--- Begin DATA PROVIDED ---

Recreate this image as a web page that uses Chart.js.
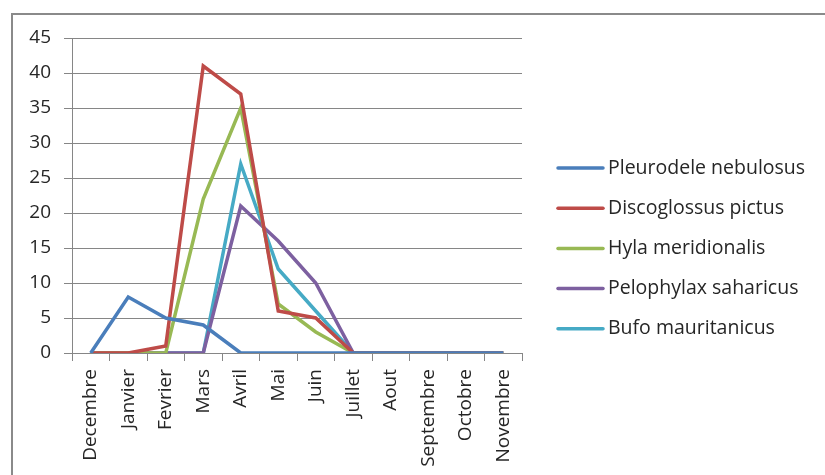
<!DOCTYPE html>
<html>
<head>
<meta charset="utf-8">
<script src="https://cdn.jsdelivr.net/npm/chart.js@4/dist/chart.umd.min.js"></script>
<style>
  html, body { margin: 0; padding: 0; background: #ffffff; }
  #wrap { width: 825px; height: 475px; }
</style>
</head>
<body>
<div id="wrap"><canvas id="c" width="825" height="475"></canvas></div>
<script>
// Monthly counts per species
const months = ['Decembre', 'Janvier', 'Fevrier', 'Mars', 'Avril', 'Mai', 'Juin', 'Juillet', 'Aout', 'Septembre', 'Octobre', 'Novembre'];
const pleurodele   = [0, 8, 5, 4, 0, 0, 0, 0, 0, 0, 0, 0];
const discoglossus = [0, 0, 1, 41, 37, 6, 5, 0, 0, 0, 0, 0];
const hyla         = [0, 0, 0, 22, 35, 7, 3, 0, 0, 0, 0, 0];
const pelophylax   = [0, 0, 0, 0, 21, 16, 10, 0, 0, 0, 0, 0];
const bufo         = [0, 0, 0, 0, 27, 12, 6, 0, 0, 0, 0, 0];
const speciesNames = ['Pleurodele nebulosus', 'Discoglossus pictus', 'Hyla meridionalis', 'Pelophylax saharicus', 'Bufo mauritanicus'];
const yTicks = [0, 5, 10, 15, 20, 25, 30, 35, 40, 45];

const colors = ['#4a7ebb', '#be4b48', '#98b954', '#7d60a0', '#46aac5'];
const FONT = '"Open Sans", sans-serif';
const TEXT = '#262626';

const series = [pleurodele, discoglossus, hyla, pelophylax, bufo];

// Outer frame around the whole figure
const framePlugin = {
  id: 'frame',
  beforeDraw(chart) {
    const ctx = chart.ctx;
    ctx.save();
    ctx.fillStyle = '#ffffff';
    ctx.fillRect(0, 0, chart.width, chart.height);
    ctx.strokeStyle = '#8a8a8a';
    ctx.lineWidth = 2;
    ctx.strokeRect(12, 14, chart.width + 20, chart.height + 20);
    ctx.restore();
  }
};

// Legend on the right: short line then species name
const sideLegend = {
  id: 'sideLegend',
  afterDraw(chart) {
    const ctx = chart.ctx;
    ctx.save();
    ctx.font = '19.5px ' + FONT;
    ctx.textBaseline = 'middle';
    ctx.textAlign = 'left';
    chart.data.datasets.forEach((ds, i) => {
      const y = 168 + i * 40.2;
      ctx.strokeStyle = ds.borderColor;
      ctx.lineWidth = 3.5;
      ctx.lineCap = 'round';
      ctx.beginPath();
      ctx.moveTo(558, y);
      ctx.lineTo(603, y);
      ctx.stroke();
      ctx.fillStyle = TEXT;
      ctx.fillText(ds.label, 608, y);
    });
    ctx.restore();
  }
};

new Chart(document.getElementById('c'), {
  type: 'line',
  data: {
    labels: months,
    datasets: series.map((d, i) => ({
      label: speciesNames[i],
      data: d,
      borderColor: colors[i],
      backgroundColor: colors[i],
      borderWidth: 3.5,
      pointRadius: 0,
      tension: 0,
      fill: false
    }))
  },
  options: {
    responsive: false,
    animation: false,
    devicePixelRatio: 1,
    layout: { padding: { left: 0, top: 38, right: 303, bottom: 0 } },
    plugins: { legend: { display: false }, tooltip: { enabled: false } },
    scales: {
      x: {
        type: 'category',
        offset: true,
        afterFit(scale) { scale.height = 122; },
        grid: {
          offset: true,
          drawOnChartArea: false,
          drawTicks: true,
          tickLength: 8,
          color: '#868686'
        },
        border: { display: true, color: '#868686', width: 1 },
        ticks: {
          autoSkip: false,
          minRotation: 90,
          maxRotation: 90,
          padding: 8,
          color: TEXT,
          font: { family: FONT, size: 19 }
        }
      },
      y: {
        min: 0,
        max: 45,
        afterFit(scale) { scale.width = 72; },
        afterBuildTicks(scale) { scale.ticks = yTicks.map(v => ({ value: v })); },
        grid: {
          color: '#868686',
          lineWidth: 1,
          drawTicks: true,
          tickLength: 8,
          tickColor: '#868686'
        },
        border: { display: true, color: '#868686', width: 1 },
        ticks: {
          padding: 13,
          color: TEXT,
          font: { family: FONT, size: 19 }
        }
      }
    }
  },
  plugins: [framePlugin, sideLegend]
});
</script>
</body>
</html>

--- End DATA PROVIDED ---

**TASK TO COMPLETE:** Leave the images out, please, and restate each line word for word.

**IN RESPONSE:**
Recreate this image as a web page that uses Chart.js.
<!DOCTYPE html>
<html>
<head>
<meta charset="utf-8">
<script src="https://cdn.jsdelivr.net/npm/chart.js@4/dist/chart.umd.min.js"></script>
<style>
  html, body { margin: 0; padding: 0; background: #ffffff; }
  #wrap { width: 825px; height: 475px; }
</style>
</head>
<body>
<div id="wrap"><canvas id="c" width="825" height="475"></canvas></div>
<script>
// Monthly counts per species
const months = ['Decembre', 'Janvier', 'Fevrier', 'Mars', 'Avril', 'Mai', 'Juin', 'Juillet', 'Aout', 'Septembre', 'Octobre', 'Novembre'];
const pleurodele   = [0, 8, 5, 4, 0, 0, 0, 0, 0, 0, 0, 0];
const discoglossus = [0, 0, 1, 41, 37, 6, 5, 0, 0, 0, 0, 0];
const hyla         = [0, 0, 0, 22, 35, 7, 3, 0, 0, 0, 0, 0];
const pelophylax   = [0, 0, 0, 0, 21, 16, 10, 0, 0, 0, 0, 0];
const bufo         = [0, 0, 0, 0, 27, 12, 6, 0, 0, 0, 0, 0];
const speciesNames = ['Pleurodele nebulosus', 'Discoglossus pictus', 'Hyla meridionalis', 'Pelophylax saharicus', 'Bufo mauritanicus'];
const yTicks = [0, 5, 10, 15, 20, 25, 30, 35, 40, 45];

const colors = ['#4a7ebb', '#be4b48', '#98b954', '#7d60a0', '#46aac5'];
const FONT = '"Open Sans", sans-serif';
const TEXT = '#262626';

const series = [pleurodele, discoglossus, hyla, pelophylax, bufo];

// Outer frame around the whole figure
const framePlugin = {
  id: 'frame',
  beforeDraw(chart) {
    const ctx = chart.ctx;
    ctx.save();
    ctx.fillStyle = '#ffffff';
    ctx.fillRect(0, 0, chart.width, chart.height);
    ctx.strokeStyle = '#8a8a8a';
    ctx.lineWidth = 2;
    ctx.strokeRect(12, 14, chart.width + 20, chart.height + 20);
    ctx.restore();
  }
};

// Legend on the right: short line then species name
const sideLegend = {
  id: 'sideLegend',
  afterDraw(chart) {
    const ctx = chart.ctx;
    ctx.save();
    ctx.font = '19.5px ' + FONT;
    ctx.textBaseline = 'middle';
    ctx.textAlign = 'left';
    chart.data.datasets.forEach((ds, i) => {
      const y = 168 + i * 40.2;
      ctx.strokeStyle = ds.borderColor;
      ctx.lineWidth = 3.5;
      ctx.lineCap = 'round';
      ctx.beginPath();
      ctx.moveTo(558, y);
      ctx.lineTo(603, y);
      ctx.stroke();
      ctx.fillStyle = TEXT;
      ctx.fillText(ds.label, 608, y);
    });
    ctx.restore();
  }
};

new Chart(document.getElementById('c'), {
  type: 'line',
  data: {
    labels: months,
    datasets: series.map((d, i) => ({
      label: speciesNames[i],
      data: d,
      borderColor: colors[i],
      backgroundColor: colors[i],
      borderWidth: 3.5,
      pointRadius: 0,
      tension: 0,
      fill: false
    }))
  },
  options: {
    responsive: false,
    animation: false,
    devicePixelRatio: 1,
    layout: { padding: { left: 0, top: 38, right: 303, bottom: 0 } },
    plugins: { legend: { display: false }, tooltip: { enabled: false } },
    scales: {
      x: {
        type: 'category',
        offset: true,
        afterFit(scale) { scale.height = 122; },
        grid: {
          offset: true,
          drawOnChartArea: false,
          drawTicks: true,
          tickLength: 8,
          color: '#868686'
        },
        border: { display: true, color: '#868686', width: 1 },
        ticks: {
          autoSkip: false,
          minRotation: 90,
          maxRotation: 90,
          padding: 8,
          color: TEXT,
          font: { family: FONT, size: 19 }
        }
      },
      y: {
        min: 0,
        max: 45,
        afterFit(scale) { scale.width = 72; },
        afterBuildTicks(scale) { scale.ticks = yTicks.map(v => ({ value: v })); },
        grid: {
          color: '#868686',
          lineWidth: 1,
          drawTicks: true,
          tickLength: 8,
          tickColor: '#868686'
        },
        border: { display: true, color: '#868686', width: 1 },
        ticks: {
          padding: 13,
          color: TEXT,
          font: { family: FONT, size: 19 }
        }
      }
    }
  },
  plugins: [framePlugin, sideLegend]
});
</script>
</body>
</html>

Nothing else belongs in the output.